Thursday, December 5, 2013
By KATLIN SCHROEDER Morning Sentinel
Farmers and friends remembered Russell Libby, a pioneer in the state's organic farming movement, as a wise and driven leader at a memorial event Sunday.
Russell Libby was remembered Sunday as a leader with a sense of purpose and a great laugh.
File/David Leaming/Morning Sentinel
Maine Organic Farmers and Gardeners Association interim Executive Director Heather Spalding, right, accepts a Native American basket from Theresa Secord of Waterville during a memorial celebration of the late Russell Libby, a longtime leader of the organization, in Unity on Sunday.
David Leaming/Morning Sentinel
Libby, who died last month at age 56 from cancer, was the Maine Organic Farmers and Gardeners Association's executive director for 17 years.
He is credited with building the group into the nation's largest state-level organic growers association.
Barbara Damrosch, the association's board president, told the 200 attendees that Maine's organic farming movement owes its success to Libby's leadership.
"He steered the ship like a sailor who knew every tide," she said. "The ship is still on course, thanks to Russell."

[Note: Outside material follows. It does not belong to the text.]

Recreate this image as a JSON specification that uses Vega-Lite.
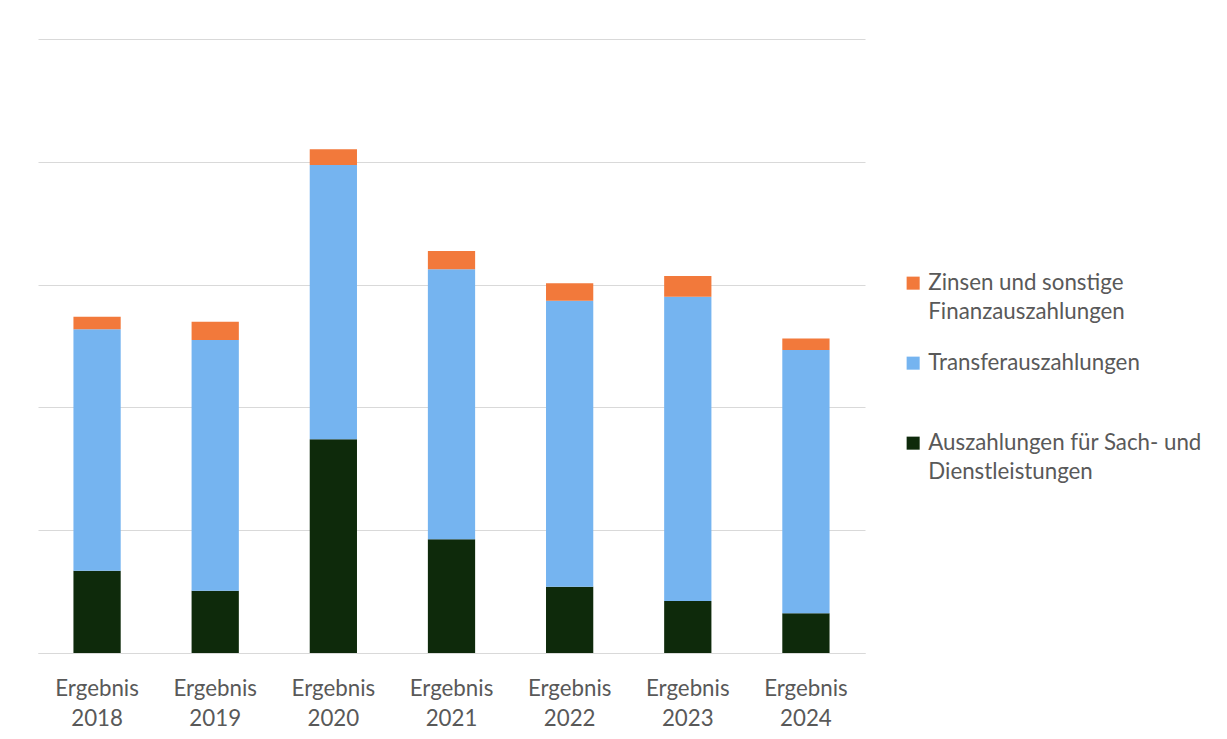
{
  "$schema": "https://vega.github.io/schema/vega-lite/v6.json",
  "width": 827,
  "height": 614,
  "autosize": "none",
  "padding": {"left": 38, "top": 39, "right": 362, "bottom": 86},
  "background": "white",
  "config": {
    "view": {"stroke": null},
    "font": "Lato"
  },
  "data": {
    "values": [
      {"jahr": "2018", "art": "Auszahlungen für Sach- und Dienstleistungen", "wert": 6.70},
      {"jahr": "2018", "art": "Transferauszahlungen", "wert": 19.66},
      {"jahr": "2018", "art": "Zinsen und sonstige Finanzauszahlungen", "wert": 1.03},
      {"jahr": "2019", "art": "Auszahlungen für Sach- und Dienstleistungen", "wert": 5.07},
      {"jahr": "2019", "art": "Transferauszahlungen", "wert": 20.41},
      {"jahr": "2019", "art": "Zinsen und sonstige Finanzauszahlungen", "wert": 1.49},
      {"jahr": "2020", "art": "Auszahlungen für Sach- und Dienstleistungen", "wert": 17.40},
      {"jahr": "2020", "art": "Transferauszahlungen", "wert": 22.34},
      {"jahr": "2020", "art": "Zinsen und sonstige Finanzauszahlungen", "wert": 1.28},
      {"jahr": "2021", "art": "Auszahlungen für Sach- und Dienstleistungen", "wert": 9.26},
      {"jahr": "2021", "art": "Transferauszahlungen", "wert": 21.99},
      {"jahr": "2021", "art": "Zinsen und sonstige Finanzauszahlungen", "wert": 1.49},
      {"jahr": "2022", "art": "Auszahlungen für Sach- und Dienstleistungen", "wert": 5.40},
      {"jahr": "2022", "art": "Transferauszahlungen", "wert": 23.29},
      {"jahr": "2022", "art": "Zinsen und sonstige Finanzauszahlungen", "wert": 1.42},
      {"jahr": "2023", "art": "Auszahlungen für Sach- und Dienstleistungen", "wert": 4.23},
      {"jahr": "2023", "art": "Transferauszahlungen", "wert": 24.78},
      {"jahr": "2023", "art": "Zinsen und sonstige Finanzauszahlungen", "wert": 1.69},
      {"jahr": "2024", "art": "Auszahlungen für Sach- und Dienstleistungen", "wert": 3.23},
      {"jahr": "2024", "art": "Transferauszahlungen", "wert": 21.44},
      {"jahr": "2024", "art": "Zinsen und sonstige Finanzauszahlungen", "wert": 0.95}
    ]
  },
  "mark": {"type": "bar"},
  "encoding": {
    "x": {
      "field": "jahr",
      "type": "nominal",
      "sort": ["2018", "2019", "2020", "2021", "2022", "2023", "2024"],
      "scale": {"paddingInner": 0.6, "paddingOuter": 0.3},
      "axis": {
        "title": null,
        "labelAngle": 0,
        "labelExpr": "['Ergebnis', datum.label]",
        "labelFontSize": 22.3,
        "labelColor": "#595959",
        "labelLineHeight": 30,
        "labelPadding": 24,
        "labelBaseline": "top",
        "ticks": false,
        "domain": true,
        "domainColor": "#D9D9D9"
      }
    },
    "y": {
      "field": "wert",
      "type": "quantitative",
      "stack": "zero",
      "scale": {"domain": [0, 50]},
      "axis": {
        "title": null,
        "labels": false,
        "ticks": false,
        "domain": false,
        "values": [0, 10, 20, 30, 40, 50],
        "gridColor": "#D9D9D9",
        "gridWidth": 1
      }
    },
    "color": {
      "field": "art",
      "type": "nominal",
      "scale": {
        "domain": [
          "Zinsen und sonstige Finanzauszahlungen",
          "Transferauszahlungen",
          "Auszahlungen für Sach- und Dienstleistungen"
        ],
        "range": ["#F2793B", "#75B4F0", "#0E2A0B"]
      },
      "legend": {
        "title": null,
        "orient": "none",
        "legendX": 864,
        "legendY": 233,
        "symbolType": "square",
        "symbolSize": 170,
        "symbolStrokeWidth": 0,
        "labelFontSize": 22.3,
        "labelColor": "#595959",
        "labelOffset": 4,
        "labelLimit": 400,
        "gridAlign": "all",
        "rowPadding": 28,
        "encode": {
          "labels": {"update": {"lineHeight": {"value": 29}}}
        },
        "labelExpr": "datum.label == 'Zinsen und sonstige Finanzauszahlungen' ? ['Zinsen und sonstige', 'Finanzauszahlungen'] : datum.label == 'Auszahlungen für Sach- und Dienstleistungen' ? ['Auszahlungen für Sach- und', 'Dienstleistungen'] : datum.label"
      }
    },
    "order": {"field": "art", "type": "nominal", "sort": "ascending"}
  }
}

Heather Spalding, who took over as interim director when Libby died, said he could be counted on for guidance.
"And when he had to give us some difficult feedback, he always did it with such grace," she said.
Those in attendance at the memorial, held at the association's Common Ground Education Center, also were given a chance to speak to the crowd and share memories of Libby.

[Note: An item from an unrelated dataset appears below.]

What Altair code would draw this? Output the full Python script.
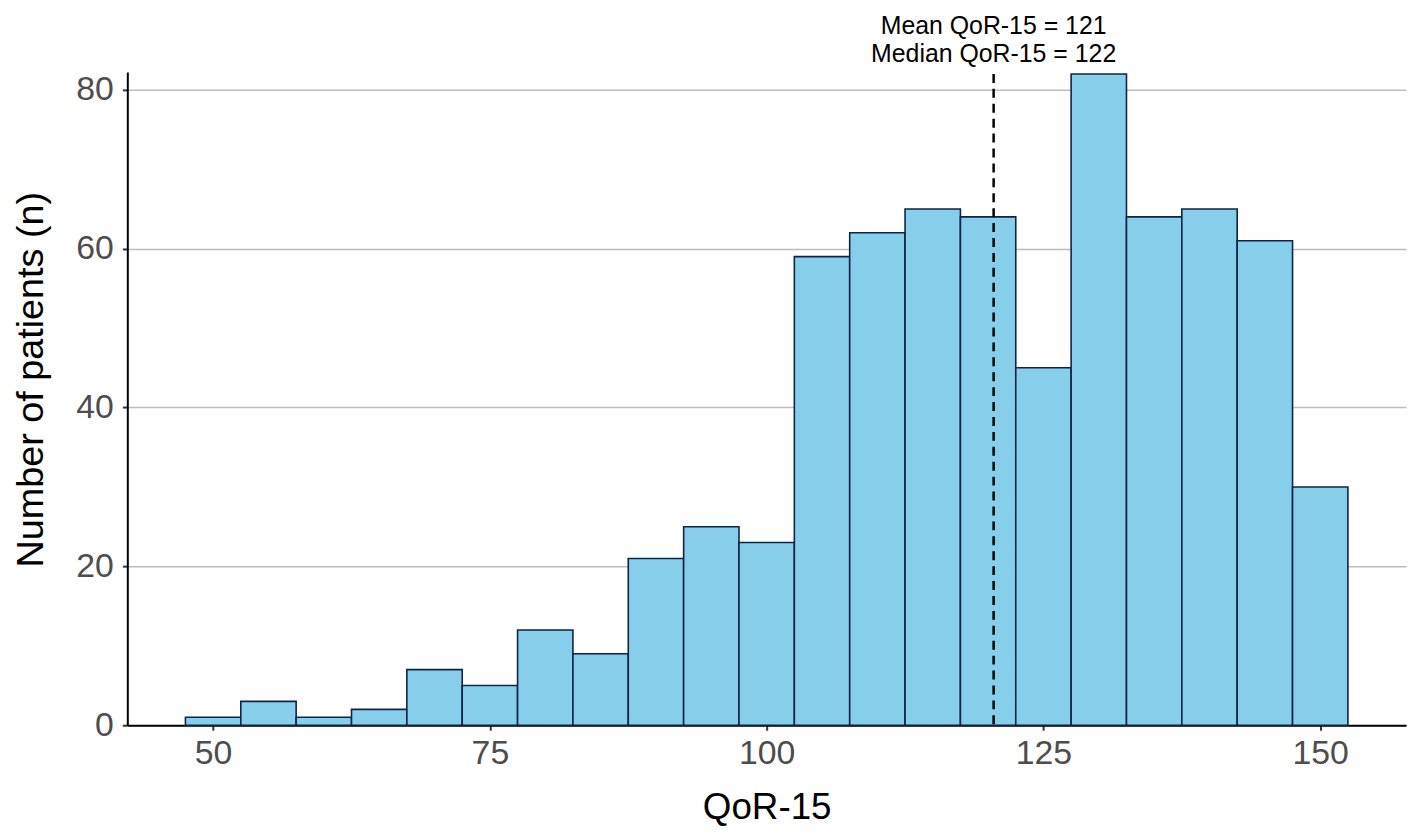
import altair as alt
import pandas as pd

# Histogram of QoR-15 scores (bins of width 5 centred on these values)
bin_centers = [50, 55, 60, 65, 70, 75, 80, 85, 90, 95, 100, 105, 110, 115, 120, 125, 130, 135, 140, 145, 150]
counts = [1, 3, 1, 2, 7, 5, 12, 9, 21, 25, 23, 59, 62, 65, 64, 45, 82, 64, 65, 61, 30]
bin_width = 5

x_ticks = [50, 75, 100, 125, 150]
y_ticks = [0, 20, 40, 60, 80]

mean_value = [120.5]
annotation_lines = ["Mean QoR-15 = 121", "Median QoR-15 = 122"]

df = pd.DataFrame({"center": bin_centers, "count": counts})
df["start"] = df["center"] - bin_width / 2
df["end"] = df["center"] + bin_width / 2

line_df = pd.DataFrame({"x": mean_value})
ann1 = pd.DataFrame({"x": mean_value, "label": [annotation_lines[0]]})
ann2 = pd.DataFrame({"x": mean_value, "label": [annotation_lines[1]]})

FONT = "Liberation Sans"
x_scale = alt.Scale(domain=[42.25, 157.75], nice=False, zero=False)
y_scale = alt.Scale(domain=[0, 82.25], nice=False)

bars = alt.Chart(df).mark_bar(
    fill="#87CEEB", stroke="#0f2444", strokeWidth=1.6
).encode(
    x=alt.X("start:Q", scale=x_scale,
            axis=alt.Axis(values=x_ticks, title="QoR-15", grid=False,
                          labelPadding=6, titleFontSize=37,
                          titleX=643, titleY=94, titleBaseline="alphabetic",
                          titleAlign="center")),
    x2="end:Q",
    y=alt.Y("count:Q", scale=y_scale,
            axis=alt.Axis(values=y_ticks, title="Number of patients (n)", grid=True,
                          labelPadding=9, titleFontSize=38,
                          titleAngle=270, titleX=-85, titleY=309,
                          titleBaseline="alphabetic", titleAlign="center")),
    y2=alt.datum(0),
)

rule = alt.Chart(line_df).mark_rule(
    color="black", strokeWidth=2.5, strokeDash=[9, 6]
).encode(
    x=alt.X("x:Q", scale=x_scale),
    y=alt.value(2),
    y2=alt.value(657),
)

text1 = alt.Chart(ann1).mark_text(
    font=FONT, fontSize=25, color="black", align="center", baseline="alphabetic"
).encode(x=alt.X("x:Q", scale=x_scale), y=alt.value(-38), text="label:N")

text2 = alt.Chart(ann2).mark_text(
    font=FONT, fontSize=25, color="black", align="center", baseline="alphabetic"
).encode(x=alt.X("x:Q", scale=x_scale), y=alt.value(-10), text="label:N")

chart = alt.layer(bars, rule, text1, text2).properties(
    width=1286,
    height=657,
    autosize=alt.AutoSizeParams(type="none"),
    padding={"left": 120, "top": 62, "right": 4, "bottom": 99},
).configure_view(
    stroke=None
).configure_axis(
    labelFont=FONT, titleFont=FONT,
    labelFontSize=34,
    labelColor="#4d4d4d", titleColor="black",
    titleFontWeight="normal",
    domainColor="black", domainWidth=2,
    tickColor="#333333", tickWidth=2, tickSize=5,
    gridColor="#bdbdbd", gridWidth=1.5,
)

chart.save("out.html", embed_options={"renderer": "svg", "actions": False})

He was remembered as a great leader who had a sense of purpose. People said he was known for his laugh. Others remembered how much he loved children.
A few people said they remembered him as a competitive person by nature who liked having the last word in every discussion.
Toward the end of board meetings, association members said, he would push to finish quickly and start the potluck meal they always held.
The association has set up an endowment in Libby's honor. Spalding said the endowment already has received $30,000 in donations that will help the group continue to function with less reliance on grants.
Theresa Secord, executive director of the Maine Indian Basket Makers Alliance, presented Spalding with a basket as a memorial to Libby.
She said about 10 years ago, her group considered ending its participation in the Common Ground Country Fair, run by the association, but Libby persuaded her not to.
"He personally came to our office and encouraged us not to quit," she said.
Bennet Konesni, of Belfast, told the crowd that he didn't know Libby as well as others at the event, but he remembered Libby as a person who could look to the future but keep the past in mind.
"It makes sense, in this community, that he would be a leader," Konesni said.